▸ EXERCISE
Below is a listing to write out in full, exactly as given, without its pictures.

▸ DATA
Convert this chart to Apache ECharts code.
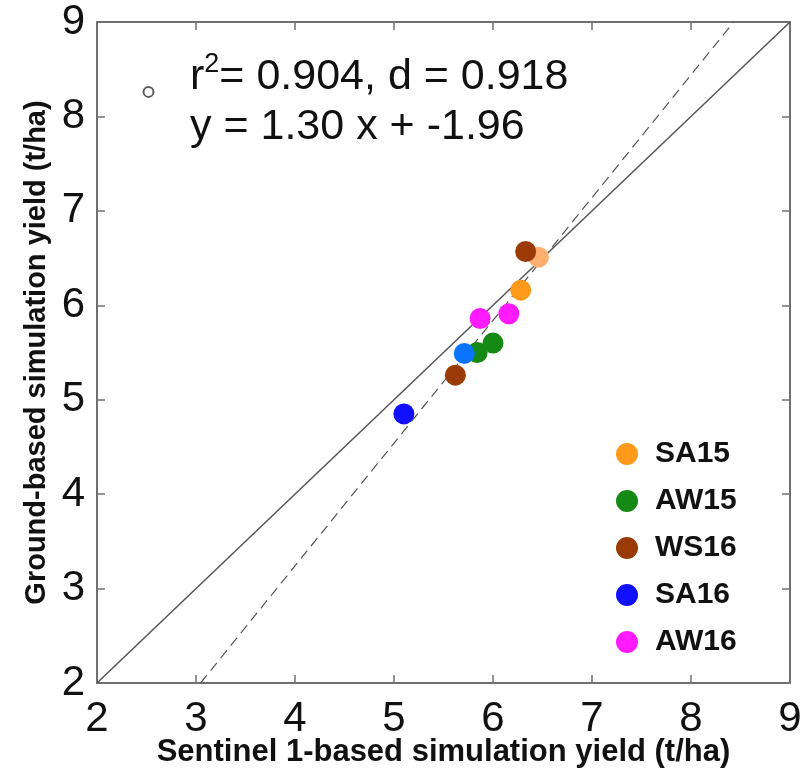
<!DOCTYPE html>
<html>
<head>
<meta charset="utf-8">
<script src="https://cdn.jsdelivr.net/npm/echarts@6/dist/echarts.min.js"></script>
<style>html,body{margin:0;padding:0;background:#fff;}#c{width:809px;height:771px;}</style>
</head>
<body>
<div id="c"></div>
<script>
// Data
const seriesNames = ['SA15', 'AW15', 'WS16', 'SA16', 'AW16'];
const seriesColors = ['#FF9A1A', '#148A14', '#9A3A06', '#1010FF', '#FF1AFF'];
const SA15 = [[6.28, 6.16], [6.46, 6.51]];
const SA15Colors = ['#FF9A1A', '#FFB070'];
const AW15 = [[5.84, 5.50], [6.00, 5.60]];
const WS16 = [[5.62, 5.26], [6.33, 6.57]];
const SA16 = [[5.10, 4.85], [5.71, 5.49]];
const SA16Colors = ['#1010FF', '#0A74FF'];
const AW16 = [[5.87, 5.86], [6.16, 5.91]];
const strayMarker = [[2.52, 8.26]];
const oneToOne = [[2, 2], [9, 9]];
const regSlope = 1.30, regIntercept = -1.96;
const regLine = [[(2 - regIntercept) / regSlope, 2], [(9 - regIntercept) / regSlope, 9]];
const axisTicks = [2, 3, 4, 5, 6, 7, 8, 9];
const statsLine1 = ['r', '2', '= 0.904, d = 0.918'];
const statsLine2 = 'y = 1.30 x + -1.96';

const font = 'Liberation Sans, Arial, sans-serif';
const chart = echarts.init(document.getElementById('c'));

function ptSeries(name, data, idx, colors) {
  return {
    name: name, type: 'scatter', xAxisIndex: 0, yAxisIndex: 0,
    symbol: 'circle', symbolSize: 21, z: 5,
    itemStyle: { color: seriesColors[idx], opacity: 1 },
    data: data.map((d, i) => colors ? { value: d, itemStyle: { color: colors[i] } } : d)
  };
}

const axCommon = {
  type: 'value', min: axisTicks[0], max: axisTicks[axisTicks.length - 1], interval: 1,
  axisLine: { show: true, lineStyle: { color: '#707070', width: 2 } },
  axisTick: { show: true, inside: true, length: 8, lineStyle: { color: '#707070', width: 1.5 } },
  splitLine: { show: false }
};

chart.setOption({
  animation: false,
  backgroundColor: '#fff',
  grid: { left: 97, right: 19, top: 22, bottom: 88, containLabel: false, outerBoundsMode: 'none' },
  xAxis: [
    Object.assign({}, axCommon, {
      position: 'bottom',
      name: 'Sentinel 1-based simulation yield (t/ha)', nameLocation: 'middle', nameGap: 54,
      nameMoveOverlap: false,
      nameTextStyle: { fontFamily: font, fontWeight: 'bold', fontSize: 31, color: '#111' },
      axisLabel: { fontFamily: font, fontSize: 42, color: '#111', margin: 15 }
    }),
    Object.assign({}, axCommon, { position: 'top', axisLabel: { show: false } })
  ],
  yAxis: [
    Object.assign({}, axCommon, {
      position: 'left',
      name: 'Ground-based simulation yield (t/ha)', nameLocation: 'middle', nameGap: 46,
      nameMoveOverlap: false,
      nameTextStyle: { fontFamily: font, fontWeight: 'bold', fontSize: 29, color: '#111' },
      axisLabel: { fontFamily: font, fontSize: 42, color: '#111', margin: 12 }
    }),
    Object.assign({}, axCommon, { position: 'right', axisLabel: { show: false } })
  ],
  legend: {
    orient: 'vertical', left: 611, top: 434,
    data: seriesNames, icon: 'circle', itemWidth: 22, itemHeight: 22, itemGap: 17,
    textStyle: { fontFamily: font, fontWeight: 'bold', fontSize: 30, color: '#111', padding: [0, 0, 0, 12] }
  },
  series: [
    { type: 'line', data: oneToOne, symbol: 'none', silent: true, z: 2,
      lineStyle: { color: '#555', width: 1.5 } },
    { type: 'line', data: regLine, symbol: 'none', silent: true, z: 2,
      lineStyle: { color: '#555', width: 1.2, type: [10, 6] } },
    { type: 'scatter', data: strayMarker, symbol: 'emptyCircle', symbolSize: 10, z: 6,
      itemStyle: { color: '#333', borderColor: '#333', borderWidth: 2.5 } },
    ptSeries('SA15', SA15, 0, SA15Colors),
    ptSeries('AW15', AW15, 1),
    ptSeries('WS16', WS16, 2),
    ptSeries('SA16', SA16, 3, SA16Colors),
    ptSeries('AW16', AW16, 4)
  ],
  graphic: [
    { type: 'text', left: 190, top: 51, style: {
      text: '{b|' + statsLine1[0] + '}{s|' + statsLine1[1] + '}{b|' + statsLine1[2] + '}',
      rich: {
        b: { font: '43px ' + font, fill: '#111', verticalAlign: 'bottom', lineHeight: 48 },
        s: { font: '27px ' + font, fill: '#111', verticalAlign: 'top', lineHeight: 48, padding: [0, 0, 20, 0] }
      } } },
    { type: 'text', left: 190, top: 106, style: { text: statsLine2, font: '43px ' + font, fill: '#111' } }
  ]
});
</script>
</body>
</html>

▸ WRITTEN SOLUTION
Convert this chart to Apache ECharts code.
<!DOCTYPE html>
<html>
<head>
<meta charset="utf-8">
<script src="https://cdn.jsdelivr.net/npm/echarts@6/dist/echarts.min.js"></script>
<style>html,body{margin:0;padding:0;background:#fff;}#c{width:809px;height:771px;}</style>
</head>
<body>
<div id="c"></div>
<script>
// Data
const seriesNames = ['SA15', 'AW15', 'WS16', 'SA16', 'AW16'];
const seriesColors = ['#FF9A1A', '#148A14', '#9A3A06', '#1010FF', '#FF1AFF'];
const SA15 = [[6.28, 6.16], [6.46, 6.51]];
const SA15Colors = ['#FF9A1A', '#FFB070'];
const AW15 = [[5.84, 5.50], [6.00, 5.60]];
const WS16 = [[5.62, 5.26], [6.33, 6.57]];
const SA16 = [[5.10, 4.85], [5.71, 5.49]];
const SA16Colors = ['#1010FF', '#0A74FF'];
const AW16 = [[5.87, 5.86], [6.16, 5.91]];
const strayMarker = [[2.52, 8.26]];
const oneToOne = [[2, 2], [9, 9]];
const regSlope = 1.30, regIntercept = -1.96;
const regLine = [[(2 - regIntercept) / regSlope, 2], [(9 - regIntercept) / regSlope, 9]];
const axisTicks = [2, 3, 4, 5, 6, 7, 8, 9];
const statsLine1 = ['r', '2', '= 0.904, d = 0.918'];
const statsLine2 = 'y = 1.30 x + -1.96';

const font = 'Liberation Sans, Arial, sans-serif';
const chart = echarts.init(document.getElementById('c'));

function ptSeries(name, data, idx, colors) {
  return {
    name: name, type: 'scatter', xAxisIndex: 0, yAxisIndex: 0,
    symbol: 'circle', symbolSize: 21, z: 5,
    itemStyle: { color: seriesColors[idx], opacity: 1 },
    data: data.map((d, i) => colors ? { value: d, itemStyle: { color: colors[i] } } : d)
  };
}

const axCommon = {
  type: 'value', min: axisTicks[0], max: axisTicks[axisTicks.length - 1], interval: 1,
  axisLine: { show: true, lineStyle: { color: '#707070', width: 2 } },
  axisTick: { show: true, inside: true, length: 8, lineStyle: { color: '#707070', width: 1.5 } },
  splitLine: { show: false }
};

chart.setOption({
  animation: false,
  backgroundColor: '#fff',
  grid: { left: 97, right: 19, top: 22, bottom: 88, containLabel: false, outerBoundsMode: 'none' },
  xAxis: [
    Object.assign({}, axCommon, {
      position: 'bottom',
      name: 'Sentinel 1-based simulation yield (t/ha)', nameLocation: 'middle', nameGap: 54,
      nameMoveOverlap: false,
      nameTextStyle: { fontFamily: font, fontWeight: 'bold', fontSize: 31, color: '#111' },
      axisLabel: { fontFamily: font, fontSize: 42, color: '#111', margin: 15 }
    }),
    Object.assign({}, axCommon, { position: 'top', axisLabel: { show: false } })
  ],
  yAxis: [
    Object.assign({}, axCommon, {
      position: 'left',
      name: 'Ground-based simulation yield (t/ha)', nameLocation: 'middle', nameGap: 46,
      nameMoveOverlap: false,
      nameTextStyle: { fontFamily: font, fontWeight: 'bold', fontSize: 29, color: '#111' },
      axisLabel: { fontFamily: font, fontSize: 42, color: '#111', margin: 12 }
    }),
    Object.assign({}, axCommon, { position: 'right', axisLabel: { show: false } })
  ],
  legend: {
    orient: 'vertical', left: 611, top: 434,
    data: seriesNames, icon: 'circle', itemWidth: 22, itemHeight: 22, itemGap: 17,
    textStyle: { fontFamily: font, fontWeight: 'bold', fontSize: 30, color: '#111', padding: [0, 0, 0, 12] }
  },
  series: [
    { type: 'line', data: oneToOne, symbol: 'none', silent: true, z: 2,
      lineStyle: { color: '#555', width: 1.5 } },
    { type: 'line', data: regLine, symbol: 'none', silent: true, z: 2,
      lineStyle: { color: '#555', width: 1.2, type: [10, 6] } },
    { type: 'scatter', data: strayMarker, symbol: 'emptyCircle', symbolSize: 10, z: 6,
      itemStyle: { color: '#333', borderColor: '#333', borderWidth: 2.5 } },
    ptSeries('SA15', SA15, 0, SA15Colors),
    ptSeries('AW15', AW15, 1),
    ptSeries('WS16', WS16, 2),
    ptSeries('SA16', SA16, 3, SA16Colors),
    ptSeries('AW16', AW16, 4)
  ],
  graphic: [
    { type: 'text', left: 190, top: 51, style: {
      text: '{b|' + statsLine1[0] + '}{s|' + statsLine1[1] + '}{b|' + statsLine1[2] + '}',
      rich: {
        b: { font: '43px ' + font, fill: '#111', verticalAlign: 'bottom', lineHeight: 48 },
        s: { font: '27px ' + font, fill: '#111', verticalAlign: 'top', lineHeight: 48, padding: [0, 0, 20, 0] }
      } } },
    { type: 'text', left: 190, top: 106, style: { text: statsLine2, font: '43px ' + font, fill: '#111' } }
  ]
});
</script>
</body>
</html>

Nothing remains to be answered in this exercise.